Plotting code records

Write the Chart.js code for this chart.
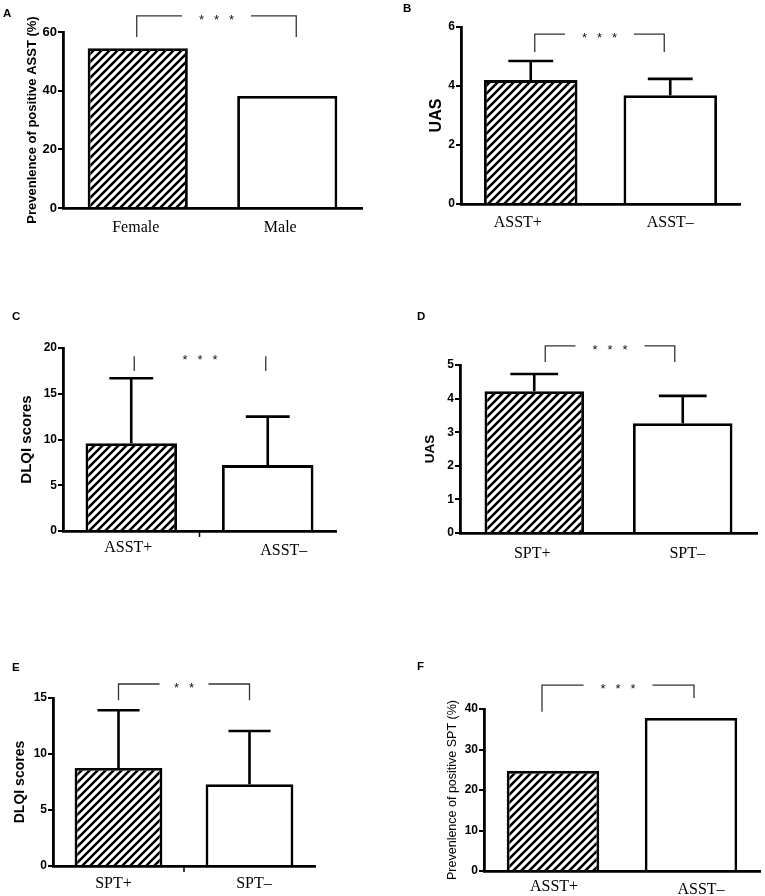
<!DOCTYPE html>
<html>
<head>
<meta charset="utf-8">
<script src="https://cdn.jsdelivr.net/npm/chart.js@4.4.0/dist/chart.umd.min.js"></script>
<style>
body { margin: 0; background: #fff; }
#page { position: relative; width: 765px; height: 896px; }
#page canvas { position: absolute; }
</style>
</head>
<body>
<div id="page"></div>
<script>
// panel A: prevalence of positive ASST by sex
const sexLabels = ['Female', 'Male'];
const asstPrevalence = [54.5, 38.2];
const ticksA = [0, 20, 40, 60];

// panel B: UAS by ASST
const asstLabels = ['ASST+', 'ASST\u2013'];
const uasByAsst = [4.2, 3.69];
const uasByAsstSd = [0.65, 0.55];
const ticksB = [0, 2, 4, 6];

// panel C: DLQI by ASST
const dlqiByAsst = [9.6, 7.2];
const dlqiByAsstSd = [7.1, 5.3];
const ticksC = [0, 5, 10, 15, 20];

// panel D: UAS by SPT
const sptLabels = ['SPT+', 'SPT\u2013'];
const uasBySpt = [4.22, 3.27];
const uasBySptSd = [0.51, 0.81];
const ticksD = [0, 1, 2, 3, 4, 5];

// panel E: DLQI by SPT
const dlqiBySpt = [8.75, 7.3];
const dlqiBySptSd = [5.15, 4.75];
const ticksE = [0, 5, 10, 15];

// panel F: prevalence of positive SPT by ASST
const sptPrevalence = [24.7, 37.8];
const ticksF = [0, 10, 20, 30, 40];

const SANS = '"Liberation Sans", Arial, sans-serif';
const SERIF = '"Liberation Serif", "Times New Roman", serif';

const panels = [
    { id: 'A', box: [0, 0, 380, 260], plot: [63, 32, 362, 208], labels: sexLabels, values: asstPrevalence, err: null,
      yTicks: ticksA, tickSize: 13, title: 'Prevenlence of positive ASST (%)', titleSize: 13, titleWeight: 'bold', titleX: 32,
      labelPad: 10, shifts: [[-2, 0], [-7, 0]], sig: { dx: [-1, 9], top: 65.5, tips: [58.3, 58.3], n: 3, line: true }, letter: [3, 17] },
    { id: 'B', box: [380, 0, 385, 260], plot: [461, 27, 740, 204], labels: asstLabels, values: uasByAsst, err: uasByAsstSd,
      yTicks: ticksB, tickSize: 12, title: 'UAS', titleSize: 16, titleWeight: 'bold', titleX: 437,
      labelPad: 9.5, shifts: [[-13, 0], [0, 0]], sig: { dx: [4, -6], top: 5.76, tips: [5.15, 5.15], n: 3, line: true }, letter: [403, 12] },
    { id: 'C', box: [0, 260, 380, 320], plot: [63, 348, 336, 531], labels: asstLabels, values: dlqiByAsst, err: dlqiByAsstSd,
      yTicks: ticksC, tickSize: 12, title: 'DLQI scores', titleSize: 15, titleWeight: 'bold', titleX: 27,
      labelPad: 7, shifts: [[-3, 0], [16, 3]], sig: { dx: [3, -2], top: 19.1, tips: [17.5, 17.5], n: 3, line: false }, midTick: true, letter: [12, 320] },
    { id: 'D', box: [380, 260, 385, 320], plot: [460, 365, 757, 533], labels: sptLabels, values: uasBySpt, err: uasBySptSd,
      yTicks: ticksD, tickSize: 12, title: 'UAS', titleSize: 13.5, titleWeight: 'bold', titleX: 430,
      labelPad: 11, shifts: [[-2, 0], [4.5, 0]], sig: { dx: [11, -8], top: 5.57, tips: [5.09, 5.09], n: 3, line: true }, letter: [417, 320] },
    { id: 'E', box: [0, 580, 380, 316], plot: [53, 698, 315, 866], labels: sptLabels, values: dlqiBySpt, err: dlqiBySptSd,
      yTicks: ticksE, tickSize: 12, title: 'DLQI scores', titleSize: 14, titleWeight: 'bold', titleX: 20,
      labelPad: 8.5, shifts: [[-5, 0], [4.5, 0]], sig: { dx: [0, 0], top: 16.25, tips: [14.8, 14.8], n: 2, line: true }, midTick: true, letter: [12, 671] },
    { id: 'F', box: [380, 580, 385, 316], plot: [484, 709, 760, 871], labels: asstLabels, values: sptPrevalence, err: null,
      yTicks: ticksF, tickSize: 12, title: 'Prevenlence of positive SPT (%)', titleSize: 12.5, titleWeight: 'normal', titleX: 453,
      labelPad: 6, shifts: [[1, 0], [10, 3]], sig: { dx: [-11, 3], top: 45.9, tips: [39.3, 42.7], n: 3, line: true }, letter: [417, 670] }
];

function hatch(ctx) {
    const c = document.createElement('canvas');
    c.width = 8; c.height = 8;
    const g = c.getContext('2d');
    g.fillStyle = '#fff';
    g.fillRect(0, 0, 8, 8);
    g.strokeStyle = '#000';
    g.lineWidth = 2.6;
    g.beginPath();
    g.moveTo(-1, 9); g.lineTo(9, -1);
    g.moveTo(-1, 1); g.lineTo(1, -1);
    g.moveTo(7, 9); g.lineTo(9, 7);
    g.stroke();
    return ctx.createPattern(c, 'repeat');
}

function extras(p) {
    return {
        id: 'extras' + p.id,
        beforeDraw(chart) {
            // nudge category labels like in the original figure
            const items = chart.scales.x.getLabelItems(chart.chartArea);
            items.forEach((it, i) => {
                if (it._shifted) return;
                it.options.translation[0] += p.shifts[i][0];
                it.options.translation[1] += p.shifts[i][1];
                it._shifted = true;
            });
        },
        afterDatasetsDraw(chart) {
            const ctx = chart.ctx;
            const xs = chart.scales.x, ys = chart.scales.y;
            const meta = chart.getDatasetMeta(0);
            const bx = p.box[0], by = p.box[1];
            ctx.save();

            // error bars (upper only)
            if (p.err) {
                ctx.strokeStyle = '#000';
                ctx.lineWidth = 2.6;
                meta.data.forEach((bar, i) => {
                    const top = ys.getPixelForValue(p.values[i] + p.err[i]);
                    const half = bar.width * 0.24;
                    ctx.beginPath();
                    ctx.moveTo(bar.x, bar.y);
                    ctx.lineTo(bar.x, top);
                    ctx.moveTo(bar.x - half, top);
                    ctx.lineTo(bar.x + half, top);
                    ctx.stroke();
                });
            }

            // significance bracket
            const s = p.sig;
            const x1 = xs.getPixelForValue(0) + s.dx[0];
            const x2 = xs.getPixelForValue(1) + s.dx[1];
            const yt = ys.getPixelForValue(s.top);
            const mid = (x1 + x2) / 2;
            const gap = 20 * s.n + 9;
            ctx.strokeStyle = '#333';
            ctx.lineWidth = 1.3;
            ctx.beginPath();
            ctx.moveTo(x1, ys.getPixelForValue(s.tips[0]));
            ctx.lineTo(x1, yt);
            if (s.line) {
                ctx.lineTo(mid - gap / 2, yt);
                ctx.moveTo(mid + gap / 2, yt);
                ctx.lineTo(x2, yt);
            } else {
                ctx.moveTo(x2, yt);
            }
            ctx.lineTo(x2, ys.getPixelForValue(s.tips[1]));
            ctx.stroke();

            ctx.fillStyle = '#111';
            ctx.font = '13px ' + SANS;
            ctx.textAlign = 'center';
            ctx.textBaseline = 'alphabetic';
            for (let k = 0; k < s.n; k++) {
                ctx.fillText('*', mid + 15 * (k - (s.n - 1) / 2), yt + 8);
            }

            // small tick between the two categories
            if (p.midTick) {
                const xm = (xs.getPixelForValue(0) + xs.getPixelForValue(1)) / 2;
                ctx.strokeStyle = '#000';
                ctx.lineWidth = 1.5;
                ctx.beginPath();
                ctx.moveTo(xm, ys.bottom);
                ctx.lineTo(xm, ys.bottom + 6);
                ctx.stroke();
            }

            // panel letter
            ctx.fillStyle = '#000';
            ctx.font = 'bold 11.5px ' + SANS;
            ctx.textAlign = 'left';
            ctx.fillText(p.id, p.letter[0] - bx, p.letter[1] - by);
            ctx.restore();
        }
    };
}

function makePanel(p) {
    const [bx, by, bw, bh] = p.box;
    const [pl, pt, pr, pb] = p.plot;
    const cv = document.createElement('canvas');
    cv.width = bw;
    cv.height = bh;
    cv.style.left = bx + 'px';
    cv.style.top = by + 'px';
    document.getElementById('page').appendChild(cv);
    const ctx = cv.getContext('2d');

    const yW = pl - (p.titleX - p.titleSize * 1.2 / 2);
    const xH = by + bh - pb;

    new Chart(ctx, {
        type: 'bar',
        data: {
            labels: p.labels,
            datasets: [{
                data: p.values,
                backgroundColor: [hatch(ctx), '#fff'],
                borderColor: '#000',
                borderWidth: 2.8,
                barPercentage: 0.67,
                categoryPercentage: 1
            }]
        },
        options: {
            responsive: false,
            animation: false,
            devicePixelRatio: 1,
            layout: { padding: { left: pl - bx - yW, top: pt - by, right: bx + bw - pr, bottom: 0 } },
            plugins: { legend: { display: false }, tooltip: { enabled: false } },
            scales: {
                x: {
                    grid: { display: false, drawTicks: false },
                    border: { color: '#000', width: 2.8 },
                    ticks: { color: '#000', padding: p.labelPad, font: { family: SERIF, size: 16 } },
                    afterFit: (sc) => { sc.height = xH; sc.paddingLeft = 0; sc.paddingRight = 0; }
                },
                y: {
                    min: p.yTicks[0],
                    max: p.yTicks[p.yTicks.length - 1],
                    afterBuildTicks: (sc) => { sc.ticks = p.yTicks.map(v => ({ value: v })); },
                    grid: { drawOnChartArea: false, drawTicks: true, tickLength: 5, color: '#000', lineWidth: 2 },
                    border: { color: '#000', width: 2.8 },
                    ticks: { color: '#000', padding: 1, font: { family: SANS, size: p.tickSize, weight: 'bold' } },
                    title: {
                        display: true, text: p.title, color: '#000', padding: 0,
                        font: { family: SANS, size: p.titleSize, weight: p.titleWeight }
                    },
                    afterFit: (sc) => { sc.width = yW; sc.paddingTop = 0; sc.paddingBottom = 0; }
                }
            }
        },
        plugins: [extras(p)]
    });
}

panels.forEach(makePanel);
</script>
</body>
</html>
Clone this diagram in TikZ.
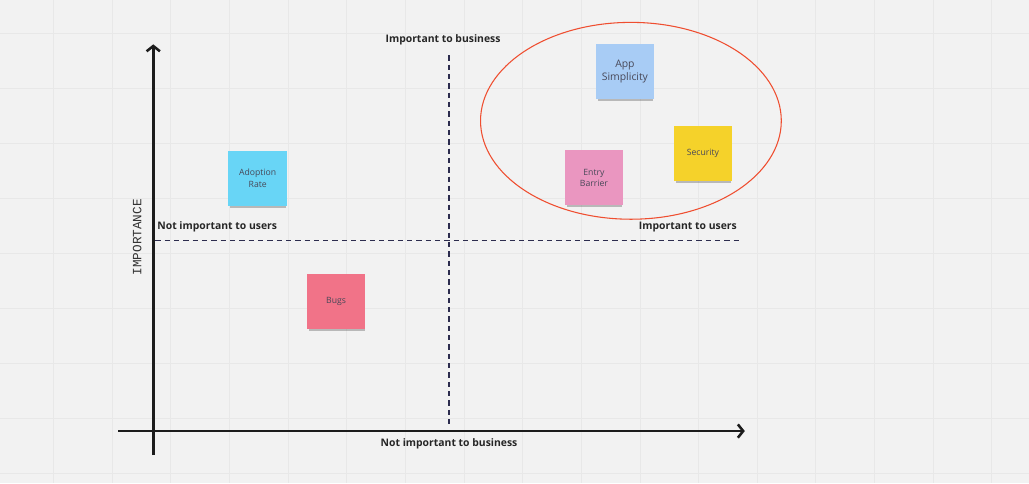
\documentclass[tikz,border=0pt]{standalone}
\usepackage{fontspec}
\setmainfont{Open Sans}
\setmonofont{Liberation Mono}
\usetikzlibrary{arrows.meta,positioning,calc,shadows}
\definecolor{boardbg}{RGB}{242,242,242}
\definecolor{gridgray}{RGB}{232,232,232}
\definecolor{axisblack}{RGB}{28,28,28}
\definecolor{dashnavy}{RGB}{44,44,78}
\definecolor{ringred}{RGB}{239,78,48}
\definecolor{noteblue}{RGB}{168,204,245}
\definecolor{noteyellow}{RGB}{245,210,42}
\definecolor{notepink}{RGB}{234,150,192}
\definecolor{notecyan}{RGB}{104,213,246}
\definecolor{notered}{RGB}{241,115,136}
\definecolor{notetext}{RGB}{72,72,88}

\begin{document}
\begin{tikzpicture}[
    x=0.75pt, y=-0.75pt,
    note/.style={
      minimum width=44pt, minimum height=41.5pt, inner sep=1pt,
      align=center, font=\fontsize{6.5}{8.5}\selectfont, text=notetext,
      drop shadow={shadow xshift=0.5pt, shadow yshift=-2.4pt,
                   shadow scale=0.95, opacity=0.35, fill=black!70}
    },
    bluenote/.style={note, fill=noteblue},
    yellownote/.style={note, fill=noteyellow},
    pinknote/.style={note, fill=notepink},
    cyannote/.style={note, fill=notecyan},
    rednote/.style={note, fill=notered},
    quadlabel/.style={font=\fontsize{7.8}{9}\selectfont\bfseries,
                      text=black!85},
    gridline/.style={gridgray, line width=0.6pt},
    axis/.style={-{Straight Barb[length=4pt,width=10pt]},
                 line width=1.9pt, color=axisblack},
    divider/.style={dashnavy, line width=1pt,
                    dash pattern=on 4pt off 3pt},
  ]

  % Board background and grid
  \fill[boardbg] (0,0) rectangle (1029,483);
  \foreach \i in {0,...,16}
    \draw[gridline] ({53+58.7*\i},0) -- ({53+58.7*\i},483);
  \foreach \j in {0,...,8}
    \draw[gridline] (0,{33.3+55*\j}) -- (1029,{33.3+55*\j});

  % --- Axes ---
  \coordinate (ybot) at (153,455);
  \coordinate (ytop) at (153,44);
  \coordinate (xleft) at (118,431);
  \coordinate (xright) at (745,431);
  \draw[axis] (ybot) -- (ytop);
  \draw[axis] (xleft) -- (xright);
  \node[font=\ttfamily\fontsize{9.5}{10}\selectfont, text=black!80,
        rotate=90] (ylab) at (137,237) {IMPORTANCE};

  % --- Quadrant dividers ---
  \coordinate (vtop) at (449,55);
  \coordinate (vbot) at (449,425);
  \coordinate (hleft) at (155,240);
  \coordinate (hright) at (741,240);
  \draw[divider] (vtop) -- (vbot);
  \draw[divider] (hleft) -- (hright);

  \node[quadlabel] (busyes) at (443,39) {Important to business};
  \node[quadlabel] (busno) at (449,444) {Not important to business};
  \node[quadlabel] (usrno) at (217,227) {Not important to users};
  \node[quadlabel] (usryes) at (688,227) {Important to users};

  % --- Sticky notes ---
  \node[bluenote, font=\fontsize{7.8}{9.5}\selectfont] (simpl) at (625,71)
    {App\\Simplicity};
  \node[yellownote] (secur) at (703,153.5) {Security};
  \node[pinknote] (entry) at (594,177.5) {Entry\\Barrier};
  \node[cyannote] (adopt) at (257.5,178) {Adoption\\Rate};
  \node[rednote] (bugs) at (336,301.5) {Bugs};

  % Priority ring
  \draw[ringred, line width=0.8pt] (631,120.5) ellipse (150.5 and 98.5);

\end{tikzpicture}
\end{document}
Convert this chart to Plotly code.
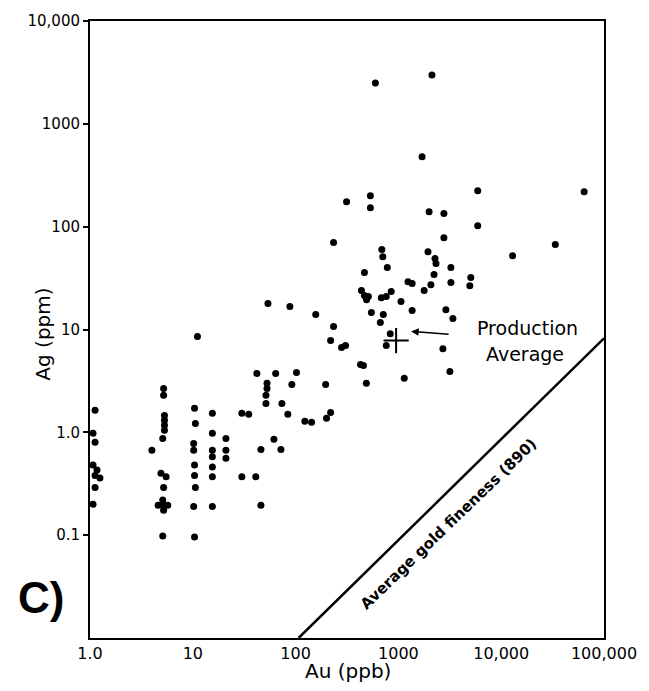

## EXERCISE
Begin at the top of the material above and output each line exactly, stopping after the line that holds "const ticksB = [0, 2, 4, 6];". Leave out pictures.

## EXERCISE SOLUTION
Write the Chart.js code for this chart.
<!DOCTYPE html>
<html>
<head>
<meta charset="utf-8">
<script src="https://cdn.jsdelivr.net/npm/chart.js@4.4.0/dist/chart.umd.min.js"></script>
<style>
body { margin: 0; background: #fff; }
#page { position: relative; width: 765px; height: 896px; }
#page canvas { position: absolute; }
</style>
</head>
<body>
<div id="page"></div>
<script>
// panel A: prevalence of positive ASST by sex
const sexLabels = ['Female', 'Male'];
const asstPrevalence = [54.5, 38.2];
const ticksA = [0, 20, 40, 60];

// panel B: UAS by ASST
const asstLabels = ['ASST+', 'ASST\u2013'];
const uasByAsst = [4.2, 3.69];
const uasByAsstSd = [0.65, 0.55];
const ticksB = [0, 2, 4, 6];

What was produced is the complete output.